Last Sunday we returned home, Mother dearest, and got a letter from Manyasha with newspaper cuttings (a big merci for them), and then Neue Zeit from Anyuta and reprints (2) of my articles against Levitsky.[1] I was particularly glad to receive them. Anyuta wrote that you are still undecided whether to come here or not, and that you would come if you were sure the boat would take you to Minusinsk and back. When we read that, we decided to send you a telegram saying that the boats run until the middle of September (last year a boat took me as far as Minusinsk after the twentieth—of course, it was the last), so you would have time to come if you have fully regained your health and Mitya’s case permits it. I hope you receive the telegram sent on the 22nd in good time.
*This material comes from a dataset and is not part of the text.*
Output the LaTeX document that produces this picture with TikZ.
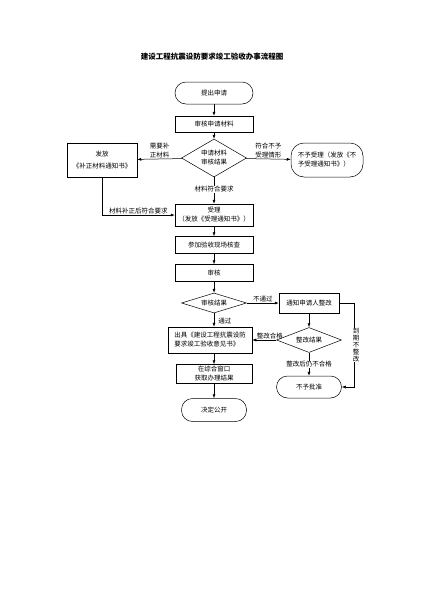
\documentclass[tikz,border=0pt]{standalone}
\usepackage{fontspec}
\setmainfont{Noto Sans CJK SC}
\usetikzlibrary{shapes.geometric,arrows.meta}
\newlength{\du}
\setlength{\du}{1pt}

\begin{document}
\begin{tikzpicture}[
  line width=0.5\du,
  every node/.style={font=\fontsize{6.5}{9}\selectfont, inner sep=1\du},
  stepbox/.style={draw, rectangle, minimum width=78\du, minimum height=17\du, align=center},
  pillbox/.style={draw, rectangle, rounded corners=11\du, minimum width=78\du, minimum height=22\du, align=center},
  choice/.style={draw, diamond, inner sep=0pt, minimum width=65\du, align=center},
  flow/.style={-{Latex[length=4pt,width=3pt]}},
  tag/.style={fill=white, inner sep=0.5\du}
]
\pgftransformxscale{1.000000}
\pgftransformyscale{-1.000000}
\definecolor{dialinecolor}{rgb}{0.000000, 0.000000, 0.000000}
\pgfsetstrokecolor{dialinecolor}
\useasboundingbox (0\du,0\du) rectangle (424\du,600\du);
% title
\node[font=\fontsize{7.5}{9}\selectfont\bfseries] (title) at (212\du,57\du){建设工程抗震设防要求竣工验收办事流程图};
% main column
\node[pillbox] (start) at (214\du,93\du){提出申请};
\node[stepbox, minimum height=16\du] (apply) at (214\du,124\du){审核申请材料};
\node[choice, aspect=1.7, minimum height=38\du] (check) at (214\du,158\du){申请材料\\审核结果};
\node[stepbox, minimum width=70\du, minimum height=34\du] (notice) at (102\du,160\du){发放\\[3\du]《补正材料通知书》};
\node[pillbox, minimum width=72\du, minimum height=34\du, rounded corners=13\du, align=left] (refuse) at (327\du,160\du){不予受理（发放《不\\予受理通知书》）};
\node[stepbox, minimum height=22\du] (accept) at (214\du,215\du){受理\\（发放《受理通知书》）};
\node[stepbox] (inspect) at (214\du,245\du){参加验收现场核查};
\node[stepbox] (review) at (214\du,273\du){审核};
\node[choice, aspect=3, minimum height=20\du] (result) at (214\du,303\du){审核结果};
\node[stepbox, minimum width=60\du, minimum height=20\du] (notify) at (309\du,303\du){通知申请人整改};
\node[stepbox, minimum width=84\du, minimum height=26\du, align=left] (issue) at (210\du,340\du){出具《建设工程抗震设防\\要求竣工验收意见书》};
\node[choice, aspect=2.6, minimum height=25\du] (fix) at (309\du,340\du){整改结果};
\node[pillbox, minimum width=65\du] (reject) at (309\du,387\du){不予批准};
\node[stepbox, minimum width=76\du, minimum height=19\du] (window) at (214\du,374\du){在综合窗口\\获取办理结果};
\node[pillbox, minimum width=65\du, minimum height=23\du] (publish) at (214\du,410\du){决定公开};
\coordinate (bend) at (354\du,303\du);
% connectors
\draw[flow] (start) -- (apply);
\draw[flow] (apply) -- (check);
\draw[flow] (check) -- node[above, align=left] (lblsupply){需要补\\正材料} (notice);
\draw[flow] (check) -- node[above, align=left] (lblrefuse){符合不予\\受理情形} (refuse);
\draw[flow] (check) -- node[tag, pos=0.45] (lblok){材料符合要求} (accept);
\draw[flow] (notice.south) |- node[pos=0.75, above] (lblfixed){材料补正后符合要求} (accept.west);
\draw[flow] (accept) -- (inspect);
\draw[flow] (inspect) -- (review);
\draw[flow] (review) -- (result);
\draw[flow] (result) -- node[above] (lblfail){不通过} (notify);
\draw[flow] (result.south) -- node[right, xshift=3\du, pos=0.6] (lblpass){通过} (result.south |- issue.north);
\draw[flow] (notify) -- (fix);
\draw[flow] (fix) -- node[above, pos=0.1, xshift=-4\du] (lblgood){整改合格} (issue);
\draw[flow] (fix) -- node[tag] (lblbad){整改后仍不合格} (reject);
\draw[flow] (notify.east) -- (bend) -- node[tag, xshift=2\du, align=center, font=\fontsize{6.5}{7}\selectfont] (lbllate){到\\期\\不\\整\\改} (bend |- reject.east) -- (reject.east);
\draw[flow] (window.north |- issue.south) -- (window.north);
\draw[flow] (window) -- (publish);
\end{tikzpicture}
\end{document}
In reply to it we shall await either you in person or a letter. Up to now (for two years) autumn here has been fine, but I don’t know what it will be like this year after a rainy summer.

Of the books sent by Anyuta I am particularly glad to have Mehring; I have just finished reading the second volume and am very, very satisfied. As far as the Credo der Jungen[2] is concerned, I was amazed at the emptiness of the phrases. It is not a Credo but a pitiful collection of words! I intend to write in greater detail about it.

The writer’s silence is exasperating. He does not send Webb. He does not publish articles about the “markets”, and nothing has been seen or heard about the anti-Bulgakov article. I think you should take back all the manuscripts and send them in to editorial offices yourselves so as to get precise and timely answers regarding whether they will be published, and to have direct contact. It is, of course, inconvenient for me to do it myself, but Anyuta could do it, I think, if other affairs do not prevent her from giving her time to it; it would be better to send them direct than to send them through the writer. If he has held up my article against him merely because he has not yet finished his own answer to it—that is simply swinish on his part! It is useless for me to write to him, because he does not answer.

Many kisses for you and regards to all.

Yours,

V. U.

  1. ↑ The two articles mentioned, in which Lenin criticised the views of the liberal Narodnik N. V. Levitsky, have not been found. They were apparently intended for Nachalo. “About a Certain Newspaper Article” is the only article known to have been written by Lenin in the Siberian period about N. Levitsky’s “O nekotorykh voprosakh, kasayushchikhsya narodnoi zhizni” (Certain Problems Affecting the Life of the People) published in Russkiye Vedomosti on August 30, 1897 (see Collected Works, Vol. 2, pp. 316–22).
  2. ↑ The creed of the young (Ger.).—Ed.